The next step was the most time-consuming (but fun) part. I wanted to curate all of the “episodes” to make sure that they each contained a single subject in its entirety. I found a few variations:

  • A single file contained two subjects: this happened if two things occurred without a 90-minute “gap” between them.
  • A single episode spanned two files: this happened when there was a 90-minute “gap” in the action
  • A lead-in or fade-out that fell outside of the main timespan of the episode: this happened if I had taped an intro graphic (usually I just wrote on an index card and taped a few seconds of that) the day before an event, or if I started the next event by fading out the last image from the previous event.
  • Occasionally, a single DV file needed to be split into two. Although dvgrab usually broke scenes into files of their own, sometimes it would concatenate two scenes.
  • There were a few scenes that needed to be deleted: mis-takes, “blank filler” at the end of a tape, and so on.
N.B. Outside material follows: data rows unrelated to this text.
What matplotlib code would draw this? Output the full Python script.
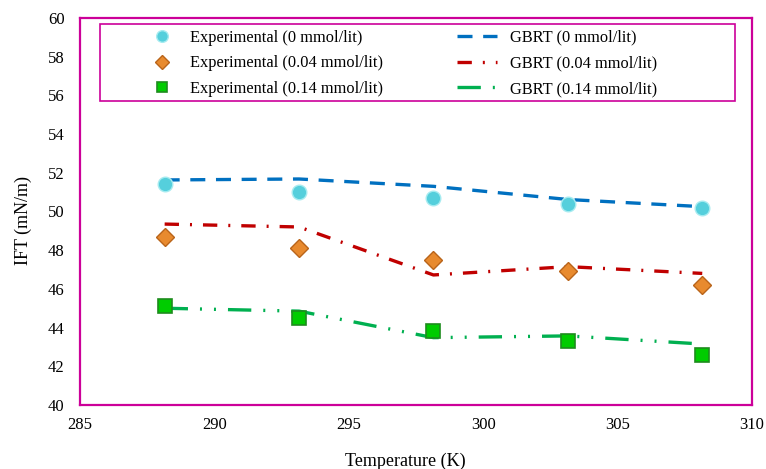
import matplotlib.pyplot as plt
from matplotlib.patches import Rectangle

plt.rcParams['font.family'] = ['Liberation Serif', 'DejaVu Serif']

# Températures (K) et tensions interfaciales (mN/m)
temperature = [288.15, 293.15, 298.15, 303.15, 308.15]

exp_0 = [51.4, 51.0, 50.7, 50.4, 50.2]
exp_004 = [48.7, 48.1, 47.5, 46.9, 46.2]
exp_014 = [45.1, 44.5, 43.8, 43.3, 42.6]

gbrt_0 = [51.63, 51.68, 51.3, 50.62, 50.25]
gbrt_004 = [49.35, 49.2, 46.72, 47.15, 46.8]
gbrt_014 = [45.0, 44.85, 43.48, 43.57, 43.15]

labels_exp = ["Experimental (0 mmol/lit)", "Experimental (0.04 mmol/lit)",
              "Experimental (0.14 mmol/lit)"]
labels_gbrt = ["GBRT (0 mmol/lit)", "GBRT (0.04 mmol/lit)", "GBRT (0.14 mmol/lit)"]

magenta = '#CC0099'
blue, red, green = '#0070C0', '#C00000', '#00B050'

fig = plt.figure(figsize=(7.66, 4.69), dpi=100)
ax = fig.add_axes([0.1044, 0.1365, 0.8773, 0.8251])

lw = 2.4
l1, = ax.plot(temperature, gbrt_0, color=blue, lw=lw, dashes=(4.5, 3.2))
l2, = ax.plot(temperature, gbrt_004, color=red, lw=lw, dashes=(4.3, 3.3, 0.6, 3.3))
l3, = ax.plot(temperature, gbrt_014, color=green, lw=lw,
              dashes=(7, 3.6, 0.6, 3.6, 0.6, 3.6))

m1, = ax.plot(temperature, exp_0, ls='none', marker='o', ms=10.5,
              mfc='#55CFDC', mec='#A6EBF0', mew=1.0)
m2, = ax.plot(temperature, exp_004, ls='none', marker='D', ms=9,
              mfc='#E88A2E', mec='#B9641A', mew=1.0)
m3, = ax.plot(temperature, exp_014, ls='none', marker='s', ms=9.5,
              mfc='#00CC00', mec='#1E8C1E', mew=1.2)

ax.set_xlim(285, 310)
ax.set_ylim(40, 60)
ax.set_xticks(range(285, 311, 5))
ax.set_yticks(range(40, 61, 2))
ax.tick_params(length=0, labelsize=12)
ax.tick_params(axis='x', pad=9)
ax.tick_params(axis='y', pad=11)

for s in ax.spines.values():
    s.set_color(magenta)
    s.set_linewidth(1.6)

ax.set_xlabel('Temperature (K)', fontsize=13)
ax.set_ylabel('IFT (mN/m)', fontsize=13)
ax.xaxis.set_label_coords(0.4836, -0.122)
ax.yaxis.set_label_coords(-0.072, 0.478)

# Cadre de la légende
ax.add_patch(Rectangle((0.03, 0.7855), 0.945, 0.199, transform=ax.transAxes,
                       fill=False, edgecolor=magenta, lw=1.2, zorder=5))

leg1 = ax.legend([m1, m2, m3], labels_exp, loc='upper left',
                 bbox_to_anchor=(0.0975, 0.987), frameon=False, fontsize=11.75,
                 handlelength=1.2, handletextpad=1.1, labelspacing=0.6,
                 markerscale=0.8, borderaxespad=0)
ax.add_artist(leg1)
ax.legend([l1, l2, l3], labels_gbrt, loc='upper left',
          bbox_to_anchor=(0.551, 0.987), frameon=False, fontsize=11.75,
          handlelength=2.45, handletextpad=0.8, labelspacing=0.6,
          borderaxespad=0)

fig.savefig('out.png', dpi=100)
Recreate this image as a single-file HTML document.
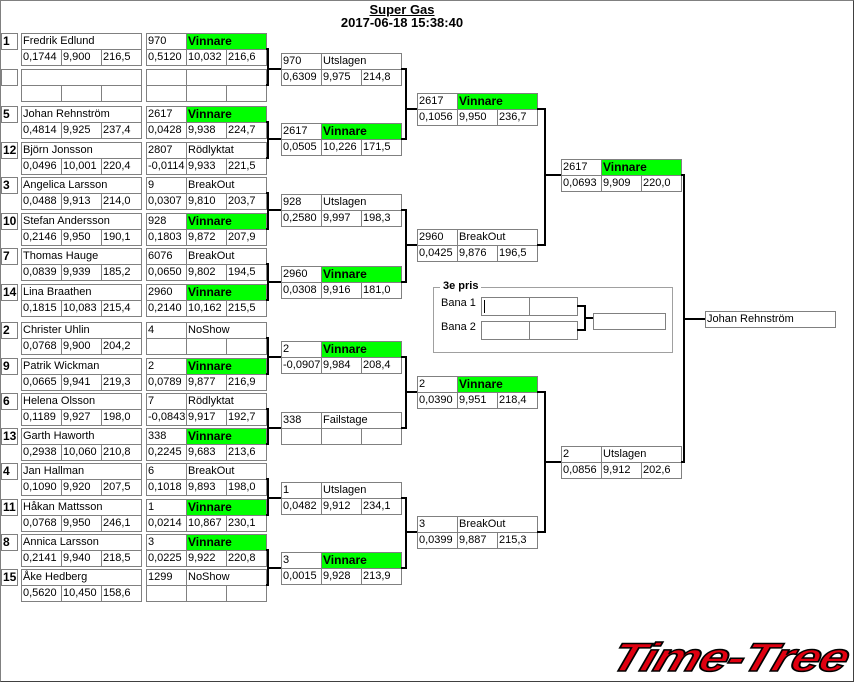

To do this curation step, I loaded up “VLC” video player with a playlist of all of the episodes, and I simply watched them at 4x speed. I’d skip through predictable bits, and pay very close attention to the beginning and end of each episode. When I found something wonky, like a fade-out in its own separate directory, or a fade-out at the beginning of the next episode, I would find that DV file in the original directories and move it to the proper one.

When I was done, I simply deleted the MP4 files ran the encoding script again.

I noticed that the files would not play on my iPhone, and so I spent some time tweaking the ffmpeg options and re-encoding a few files (I limited it by changing the “wildcard” variable). Once I found the right options, I changed the wildcard back, deleted the MP4 files, and re-ran the encoder over all of the files again.

When it was all over, I ended up with 349 “episode” files in MP4 format, taking up 9.2 GB of disk space (much less than the 250 GB of the original DV files).